MATERIALS PROVIDED:
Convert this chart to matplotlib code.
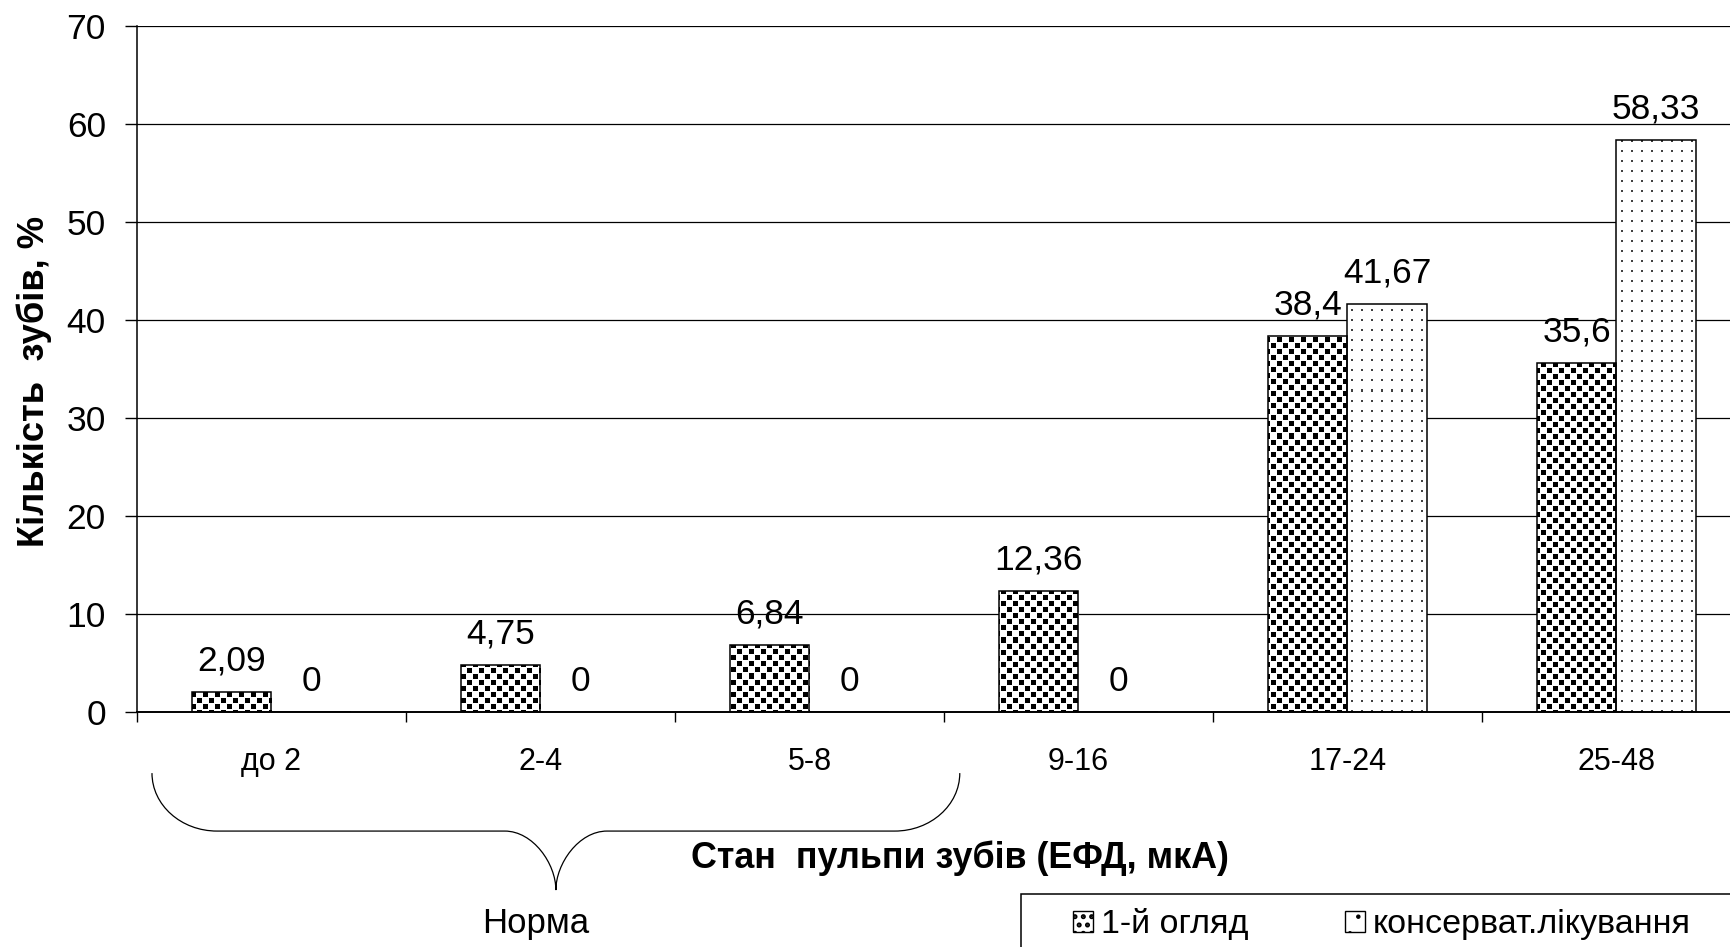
import numpy as np
import matplotlib.pyplot as plt
from matplotlib.patches import Rectangle, PathPatch
from matplotlib.path import Path
from matplotlib.legend_handler import HandlerPatch

plt.rcParams['font.family'] = ['Liberation Sans', 'DejaVu Sans']

# EFD groups (mkA) and share of teeth in each group, %
categories = ['до 2', '2-4', '5-8', '9-16', '17-24', '25-48']
first_exam = [2.09, 4.75, 6.84, 12.36, 38.4, 35.6]
conservative = [0, 0, 0, 0, 41.67, 58.33]
series_names = ['1-й огляд', 'консерват.лікування']
y_ticks = [0, 10, 20, 30, 40, 50, 60, 70]

# fill textures (0 = black, 1 = white), one tile each
dense_tile = np.ones((12, 12))
dense_tile[0:5, 0:5] = 0
dense_tile[6:11, 6:11] = 0
sparse_tile = np.ones((10, 10))
sparse_tile[4:6, 4:6] = 0.25


def fmt(v):
    """Value with a decimal comma, as in the source table."""
    return f'{v:g}'.replace('.', ',')


def fill_bars(ax, bars, tile):
    """Paint a pixel texture inside each bar."""
    h = int(round(ax.bbox.height))
    w = int(round(ax.bbox.width))
    reps = (h // tile.shape[0] + 1, w // tile.shape[1] + 1)
    img = np.tile(tile, reps)[:h, :w]
    x0, x1 = ax.get_xlim()
    y0, y1 = ax.get_ylim()
    for bar in bars:
        im = ax.imshow(img, cmap='gray', vmin=0, vmax=1, extent=(x0, x1, y0, y1),
                       interpolation='nearest', aspect='auto', zorder=2.5)
        im.set_clip_path(bar)


def hatch_handle(lw):
    """Legend box with its own hatch weight."""
    def make(legend, orig_handle, xdescent, ydescent, width, height, fontsize):
        with plt.rc_context({'hatch.linewidth': lw}):
            return Rectangle((-xdescent, -ydescent), width, height)
    return HandlerPatch(patch_func=make)


fig = plt.figure(figsize=(17.31, 9.47), dpi=100)
ax = fig.add_axes([0.0791, 0.2481, 0.9324, 0.7244])
ax.set_xlim(-0.5, len(categories) - 0.5)
ax.set_ylim(0, 70)

x = np.arange(len(categories))
w = 0.295

b1 = ax.bar(x - w / 2, first_exam, w, facecolor='none', edgecolor='black',
            linewidth=1.1, zorder=3)
b2 = ax.bar(x + w / 2, conservative, w, facecolor='none', edgecolor='black',
            linewidth=1.1, zorder=3)
fill_bars(ax, b1, dense_tile)
fill_bars(ax, b2, sparse_tile)

for xs, vals in ((x - w / 2, first_exam), (x + w / 2, conservative)):
    for xi, v in zip(xs, vals):
        ax.annotate(fmt(v), (xi, v), xytext=(0, 15.5), textcoords='offset points',
                    ha='center', va='baseline', fontsize=25.5)

ax.set_xlim(-0.5, len(categories) - 0.5)
ax.set_ylim(0, 70)
ax.set_yticks(y_ticks)
ax.tick_params(axis='y', length=8.6, width=1.0, pad=13.7, labelsize=25.5)

# ticks between groups, labels at group centres
ax.set_xticks(np.arange(len(categories) + 1) - 0.5)
ax.set_xticklabels([])
ax.set_xticks(x, minor=True)
ax.set_xticklabels(categories, minor=True)
ax.tick_params(axis='x', which='major', length=7.2, width=1.0)
ax.tick_params(axis='x', which='minor', length=0, pad=25, labelsize=22)

ax.yaxis.grid(True, color='black', linewidth=0.9, zorder=0)
ax.set_axisbelow(True)
for side in ('top', 'right'):
    ax.spines[side].set_visible(False)
ax.spines['left'].set_linewidth(1.1)
ax.spines['bottom'].set_linewidth(1.4)

fig.text(34 / 1731, 1 - 381 / 947, 'Кількість  зубів, %', rotation=90,
         ha='center', va='center', fontsize=26.2, fontweight='bold')
fig.text(960 / 1731, 1 - 868 / 947, 'Стан  пульпи зубів (ЕФД, мкА)',
         ha='center', va='baseline', fontsize=25.8, fontweight='bold')

# curly brace under the first three groups ("norm")
tr = ax.get_xaxis_transform()
xl, xr = -0.444, 2.559
xm = (xl + xr) / 2
yt, yb, ytip = -0.089, -0.1735, -0.2595
k = 0.552
cl, cm = xl + 0.242, xm - 0.19
verts = [
    (xl, yt), (xl, yt + k * (yb - yt)), (cl - k * (cl - xl), yb), (cl, yb),
    (cm, yb),
    (cm + k * (xm - cm), yb), (xm, yb + k * (ytip - yb)), (xm, ytip),
    (xm, yb + k * (ytip - yb)), (2 * xm - cm - k * (xm - cm), yb), (2 * xm - cm, yb),
    (2 * xm - cl, yb),
    (2 * xm - cl + k * (cl - xl), yb), (xr, yt + k * (yb - yt)), (xr, yt),
]
codes = ([Path.MOVETO] + [Path.CURVE4] * 3 + [Path.LINETO] + [Path.CURVE4] * 3
         + [Path.CURVE4] * 3 + [Path.LINETO] + [Path.CURVE4] * 3)
ax.add_patch(PathPatch(Path(verts, codes), transform=tr, fill=False,
                       edgecolor='black', linewidth=0.9, clip_on=False))
ax.text(0.983, -0.322, 'Норма', transform=tr, ha='center', va='baseline',
        fontsize=25)

# legend box, partly outside the figure
fig.patches.append(Rectangle((1021 / 1731, -0.05), 0.5, 0.05 + 53 / 947,
                             transform=fig.transFigure, fill=False,
                             edgecolor='black', linewidth=1.1))
keys = [Rectangle((0, 0), 1, 1, facecolor='white', edgecolor='black',
                  linewidth=1.0, hatch=h) for h in ('..', '.')]
fig.legend(keys, series_names, loc='lower left',
           bbox_to_anchor=(1073 / 1731, 0.007), ncol=2, frameon=False,
           borderpad=0, borderaxespad=0, fontsize=24.5,
           handlelength=0.59, handleheight=0.59, handletextpad=0.22,
           columnspacing=2.85,
           handler_map={keys[0]: hatch_handle(2.4), keys[1]: hatch_handle(0.8)})

fig.savefig('out.png', dpi=100)
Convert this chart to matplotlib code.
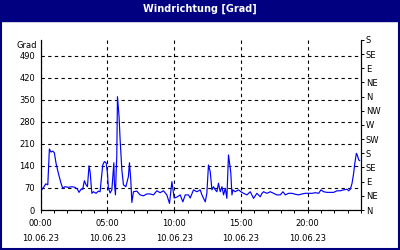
import matplotlib
matplotlib.use("Agg")
import matplotlib.pyplot as plt
from matplotlib.patches import Rectangle
from matplotlib.ticker import MultipleLocator, FixedLocator

TITLE = "Windrichtung [Grad]"
DATE_LABEL = "10.06.23"
TIME_LABELS = ["00:00", "05:00", "10:00", "15:00", "20:00"]
LEFT_TICKS = [0, 70, 140, 210, 280, 350, 420, 490]
RIGHT_TICKS = [0, 45, 90, 135, 180, 225, 270, 315, 360, 405, 450, 495, 540]
RIGHT_LABELS = ["N", "NE", "E", "SE", "S", "SW", "W", "NW", "N", "NE", "E", "SE", "S"]

hours = [
    0.0, 0.08, 0.25, 0.38, 0.53, 0.65, 0.77, 0.9, 1.02, 1.15, 1.32, 1.52, 1.65, 1.82,
    2.07, 2.33, 2.57, 2.75, 2.87, 3.02, 3.15, 3.27, 3.4, 3.5, 3.62, 3.7, 3.83, 3.95,
    4.15, 4.32, 4.45, 4.52, 4.65, 4.77, 4.9, 5.0, 5.07, 5.2, 5.33, 5.4, 5.48, 5.52,
    5.6, 5.65, 5.7, 5.75, 5.87, 5.95, 6.08, 6.2, 6.38, 6.57, 6.65, 6.75, 6.83, 6.95,
    7.2, 7.45, 7.7, 7.95, 8.2, 8.45, 8.7, 8.95, 9.2, 9.45, 9.65, 9.83, 10.0, 10.2,
    10.45, 10.65, 10.83, 11.07, 11.2, 11.45, 11.7, 11.95, 12.08, 12.33, 12.45, 12.57,
    12.7, 12.83, 12.95, 13.08, 13.2, 13.32, 13.45, 13.58, 13.7, 13.83, 13.95, 14.07,
    14.24, 14.33, 14.4, 14.57, 14.82, 15.0, 15.2, 15.45, 15.7, 15.95, 16.2, 16.45,
    16.58, 16.7, 16.95, 17.2, 17.45, 17.7, 17.95, 18.15, 18.33, 18.57, 18.83, 19.08,
    19.33, 19.58, 19.83, 20.08, 20.33, 20.58, 20.83, 21.0, 21.2, 21.45, 21.7, 21.95,
    22.2, 22.45, 22.7, 22.95, 23.08, 23.2, 23.33, 23.45, 23.52, 23.65, 23.72, 23.83, 23.9,
]
grad = [
    62, 64, 74, 83, 80, 194, 184, 187, 182, 148, 117, 85, 69, 74,
    72, 74, 72, 66, 56, 66, 66, 93, 80, 74, 140, 122, 53, 58,
    53, 60, 58, 90, 143, 154, 150, 117, 70, 54, 64, 106, 150, 85,
    48, 117, 170, 360, 297, 223, 127, 80, 74, 106, 150, 95, 24, 58,
    60, 48, 45, 51, 51, 48, 61, 55, 61, 48, 21, 90, 38, 41,
    48, 26, 48, 48, 38, 64, 58, 64, 48, 26, 53, 143,
    122, 64, 74, 64, 58, 85, 58, 74, 48, 69, 37, 175,
    120, 48, 64, 58, 64, 58, 53, 48, 58, 37, 53, 42,
    53, 58, 53, 58, 53, 48, 48, 58, 48, 53, 53, 50,
    48, 51, 53, 53, 53, 55, 53, 64, 58, 56, 56, 56,
    61, 61, 64, 66, 61, 66, 85, 117, 143, 180, 175, 159, 157,
]

NAVY = "#000080"

fig = plt.figure(figsize=(4.0, 2.5), dpi=100)
fig.patch.set_facecolor("white")
# title bar and frame
fig.patches.append(Rectangle((0, 0.918), 1, 0.082, transform=fig.transFigure, color=NAVY, zorder=0))
fig.patches.append(Rectangle((0.0015, 0.004), 0.997, 0.99, transform=fig.transFigure,
                             fill=False, edgecolor=NAVY, linewidth=1.5, zorder=0))
fig.text(0.5, 0.966, TITLE, color="white", fontsize=7, fontweight="bold", ha="center", va="center")

ax = fig.add_axes([0.1018, 0.16, 0.8007, 0.68])
ax.plot(hours, grad, color="#0000ff", linewidth=0.85, zorder=3)
ax.set_xlim(0, 24)
ax.set_ylim(0, 540)

ax.spines["top"].set_visible(False)
for side in ("left", "right", "bottom"):
    ax.spines[side].set_linewidth(0.8)

ax.set_yticks(LEFT_TICKS)
ax.set_yticklabels([str(v) for v in LEFT_TICKS])
ax.tick_params(axis="y", which="both", length=0, pad=4, labelsize=6)

ax.xaxis.set_major_locator(FixedLocator([0, 5, 10, 15, 20]))
ax.set_xticklabels([f"{t}\n{DATE_LABEL}" for t in TIME_LABELS])
ax.xaxis.set_minor_locator(MultipleLocator(1))
ax.tick_params(axis="x", which="both", direction="out", length=2.5, width=0.7, labelsize=6, pad=4)
for label in ax.get_xticklabels():
    label.set_linespacing(1.9)

ax.grid(True, which="major", color="black", linestyle=(0, (3, 3)), linewidth=0.8)

axr = ax.twinx()
axr.set_ylim(0, 540)
axr.set_yticks(RIGHT_TICKS)
axr.set_yticklabels(RIGHT_LABELS)
axr.tick_params(axis="y", direction="out", length=2.5, width=0.7, pad=1, labelsize=6)
axr.spines["top"].set_visible(False)
axr.spines["right"].set_linewidth(0.8)

fig.text(0.092, 0.82, "Grad", fontsize=6, ha="right", va="center")

fig.savefig("out.png", dpi=100, facecolor=fig.get_facecolor())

WHAT TO WORK ON: Search the lines for the string "matplotlib" and copy every line that has it.

ANSWER BELOW:
Convert this chart to matplotlib code.
import matplotlib.pyplot as plt
from matplotlib.patches import Rectangle, PathPatch
from matplotlib.path import Path
from matplotlib.legend_handler import HandlerPatch
Convert this chart to matplotlib code.
import matplotlib
matplotlib.use("Agg")
import matplotlib.pyplot as plt
from matplotlib.patches import Rectangle
from matplotlib.ticker import MultipleLocator, FixedLocator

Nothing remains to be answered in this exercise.